From Below offers a timely, materially rich exploration of seeds as a disruptive force. Through living works, root sculptures, and preserved archives, it reflects on systems in flux, ecological resistance, and quiet reclamation. Immersive and durational, the exhibition invites viewers into a slow unfolding of growth and unmaking.
Working with living sculpture and installation, Beverley Duckworth creates spaces and moments which connect the smallest poetic gestures of plants with social and ecological precarity shaping contemporary life. Her practice centres on the afterlife of the discarded and is rooted in small acts of reparation - sewing scraps together, watering fragile seedlings and nurturing the regenerative power of composting from waste materials.
Duckworth was born and lives in London and is a winner of the Royal Society of Sculpture’s Gilbert Bayes Award (2025). She was shortlisted for the John Ruskin Prize (2026) and was awarded a studio residency with the Sarabande Foundation (2025). She was selected for New Contemporaries (2024) and UK New Artists City Takeover (2022). She graduated with an MFA (with distinction) from Goldsmiths University (2024).

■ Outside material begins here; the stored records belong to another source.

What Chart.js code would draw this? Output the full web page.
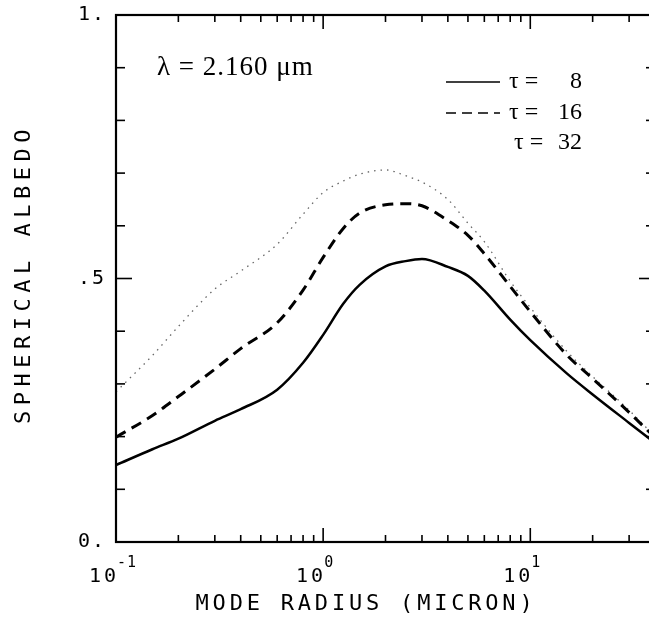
<!DOCTYPE html>
<html>
<head>
<meta charset="utf-8">
<script src="https://cdn.jsdelivr.net/npm/chart.js@4.4.1/dist/chart.umd.min.js"></script>
<style>
html,body{margin:0;padding:0;background:#fff;overflow:hidden;}
#wrap{width:660px;height:620px;}
</style>
</head>
<body>
<div id="wrap"><canvas id="albedo" width="660" height="620"></canvas></div>
<script>
//=====================================================
// DATOS
//=====================================================

const radius=[0.1,0.15,0.2,0.3,0.4,0.6,0.8,1,1.25,1.5,2,2.5,3,4,5,6,8,10,15,20,30,40];

const tau8 =[0.146,0.176,0.196,0.230,0.252,0.289,0.340,0.393,0.452,0.488,0.523,0.533,0.537,0.522,0.505,0.477,0.422,0.383,0.320,0.280,0.226,0.188];
const tau16=[0.199,0.240,0.276,0.328,0.367,0.416,0.478,0.540,0.595,0.624,0.640,0.642,0.638,0.610,0.582,0.547,0.485,0.437,0.355,0.310,0.246,0.198];
const tau32=[0.285,0.354,0.409,0.480,0.514,0.565,0.622,0.663,0.685,0.698,0.706,0.695,0.683,0.650,0.605,0.570,0.495,0.445,0.362,0.314,0.250,0.200];

const yTicks=[0,0.1,0.2,0.3,0.4,0.5,0.6,0.7,0.8,0.9,1];
const yLabelValues=[0,0.5,1];
const yLabelText=["0.",".5","1."];

const xDecades=[0.1,1,10];
const xExponents=["-1","0","1"];

const xTitle="MODE RADIUS (MICRON)";
const yTitle="SPHERICAL ALBEDO";
const lambdaText="λ = 2.160 μm";
const legendNums=["8","16","32"];

//=====================================================
// EJES, MARCAS Y TEXTOS
//=====================================================

function seg(c,x1,y1,x2,y2){
c.beginPath();c.moveTo(x1,y1);c.lineTo(x2,y2);c.stroke();
}

const marco={
id:"marco",
afterDraw(chart){
const c=chart.ctx,a=chart.chartArea,sx=chart.scales.x,sy=chart.scales.y;
c.save();
c.strokeStyle="#000";
c.fillStyle="#000";
c.lineWidth=2.2;
c.strokeRect(a.left,a.top,a.right-a.left,a.bottom-a.top);

// marcas y
c.lineWidth=1.6;
yTicks.forEach(v=>{
const py=sy.getPixelForValue(v);
const len=v===0.5?16:9;
seg(c,a.left,py,a.left+len,py);
seg(c,a.right,py,a.right-len,py);
});

// marcas x (log)
xDecades.forEach(d=>{
for(let m=1;m<10;m++){
const v=d*m;
if(v>sx.max)break;
const px=sx.getPixelForValue(v);
const len=m===1?14:7;
seg(c,px,a.bottom,px,a.bottom-len);
seg(c,px,a.top,px,a.top+len);
}
});

// etiquetas y
c.font="20px 'DejaVu Sans Mono'";
c.letterSpacing="2px";
c.textAlign="right";
c.textBaseline="middle";
yLabelValues.forEach((v,i)=>{
c.fillText(yLabelText[i],106,sy.getPixelForValue(v));
});

// etiquetas x
c.textBaseline="alphabetic";
xDecades.forEach((d,i)=>{
const px=sx.getPixelForValue(d);
c.font="20px 'DejaVu Sans Mono'";
c.letterSpacing="3px";
c.textAlign="right";
c.fillText("10",px+3,582);
c.font="15px 'DejaVu Sans Mono'";
c.letterSpacing="1px";
c.textAlign="left";
c.fillText(xExponents[i],px+1,567);
});

// títulos
c.font="22px 'DejaVu Sans Mono'";
c.letterSpacing="3.8px";
c.textAlign="center";
c.textBaseline="middle";
c.fillText(xTitle,366,604);
c.save();
c.translate(24,274);
c.rotate(-Math.PI/2);
c.letterSpacing="5.5px";
c.fillText(yTitle,0,0);
c.restore();

// lambda
c.letterSpacing="1px";
c.font="27px 'Liberation Serif'";
c.textAlign="left";
c.fillText(lambdaText,157,68);

// leyenda
c.letterSpacing="0px";
c.lineWidth=1.6;
seg(c,446,82,500,82);
c.setLineDash([10,6]);
seg(c,446,113,500,113);
c.setLineDash([]);
c.font="24px 'Liberation Serif'";
const ly=[82,113,143];
ly.forEach((y,i)=>{
c.textAlign="left";
c.fillText("τ =",i===2?514:509,y);
c.textAlign="right";
c.fillText(legendNums[i],582,y);
});
c.restore();
}
};

//=====================================================
// GRÁFICO
//=====================================================

function pts(vals){return radius.map((r,i)=>({x:r,y:vals[i]}));}

new Chart(document.getElementById("albedo"),{
type:"line",
data:{
datasets:[
{label:"τ = 8",data:pts(tau8),borderColor:"#000",borderWidth:2.5},
{label:"τ = 16",data:pts(tau16),borderColor:"#000",borderWidth:3,borderDash:[11,7]},
{label:"τ = 32",data:pts(tau32),borderColor:"#666",borderWidth:1.3,borderDash:[1.5,5]}
]
},
options:{
responsive:false,
animation:false,
layout:{padding:{left:116,right:5,top:15,bottom:78}},
elements:{point:{radius:0},line:{cubicInterpolationMode:"monotone"}},
plugins:{legend:{display:false},tooltip:{enabled:false}},
scales:{
x:{type:"logarithmic",min:0.1,max:40,display:false},
y:{type:"linear",min:0,max:1,display:false}
}
},
plugins:[marco]
});
</script>
</body>
</html>
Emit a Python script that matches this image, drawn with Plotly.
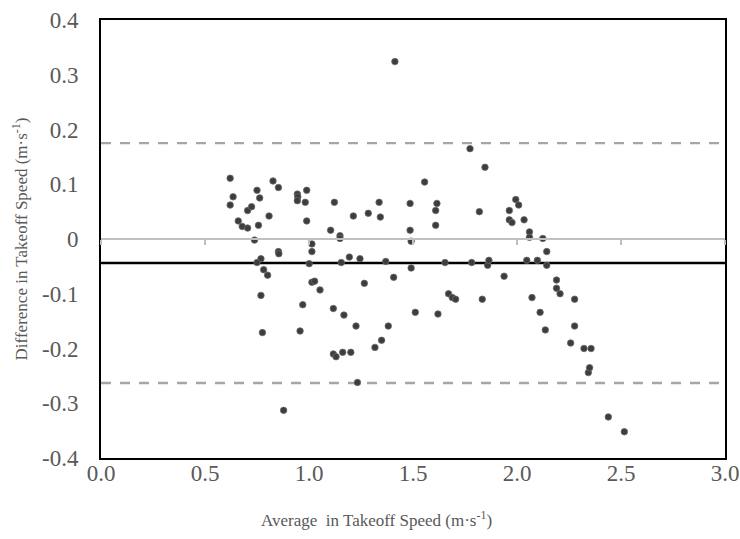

Duckworth has exhibited in the UK and internationally, with recent exhibitions including: Patience in Looking, Truth in Making, The John Ruskin Prize, London (2026); Terraforma, The Royal Society of Sculptors Gilbert Bayes Award Winners show, London and Wakefield (2026); Buffet d'art, Ambika P3, London (2026); Echo Soho with House of Bandits, London (2025); New Contemporaries, ICA, London (2025); Permission to Bloom, Don’t Look Projects, LA (2025); Crawling Home, Salzburg (2025); New Contemporaries, KARST, Plymouth (2024); Minor Attractions with SLQS Gallery, London (2024); Entanglements and Denials, Tang Museum, Dongguan, China (2024); A Landscape of Chance, SLQS Gallery, London (2024); The London Group Open, Copeland Gallery, London (2023); Now Introducing, Studio West, London (2022); Hypha Presents, 56 Conduit St, London (2022); UKNA City Takeover, The Attenborough Centre, Leicester (2022); The State of Things, Küefer-Martis-Huus, Liechtenstein (2021).